Thursday, April 3, 2014
DANCE THE MOON DOWN by Robert Bartram
I rarely accept books for review from authors. This one appealed to me because of the setting and time period, England during World War I.
Victoria Avery is the main character, one that I came to like very much. She is married to a successful poet (actually making a living at it) named Gerald and they live a lovely life in a cottage surrounded by flower gardens near a village. Then Gerald enlists as World War I begins. For a time he writes frequently, then suddenly the letters stop. Victoria has promised to wait for him in their cottage and although she cannot afford to actually live there, she leaves a letter for him in the cottage and remains in the area.
Her best friend before marriage is a suffragette follower of Emmaline Pankhurst who leads illegal protests and assaults to keep the issue in the papers. Beryl will constantly be in trouble with the police, but Victoria isn't interested in getting the vote for women. She doesn't think that will ever happen. She spends a short time in London trying to learn where Gerald is, but decides to return to the village since she isn't getting anywhere.

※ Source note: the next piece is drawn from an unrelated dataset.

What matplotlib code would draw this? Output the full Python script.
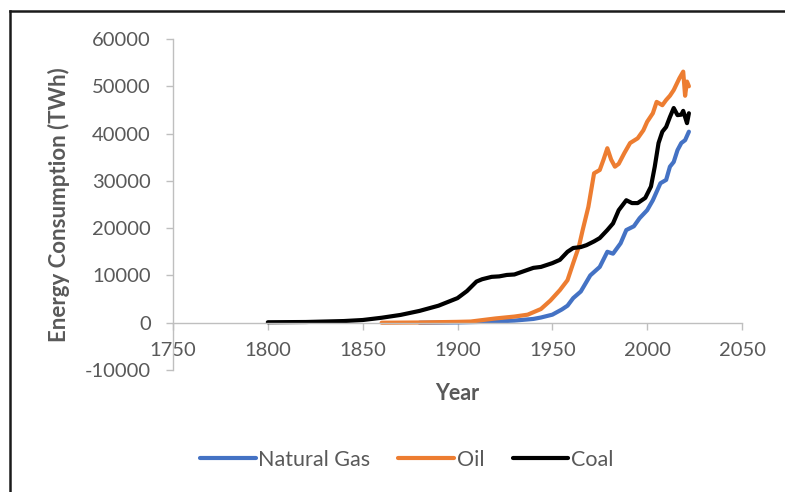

During the war Victoria must support herself and yet stay near the village. She works as a farm laborer where she grows close to her three roommates. It's fascinating how they learn from each other and become family for each other. I loved these characters.
The story is a simple one told simply, yet imparts great truths about people faced with a war they know almost nothing about and separation from loved ones that tests their strength of character and their love. I won't reveal what happens after she starts working at the farm but that was the most engrossing part of the story for me.
The book is available from Amazon.com.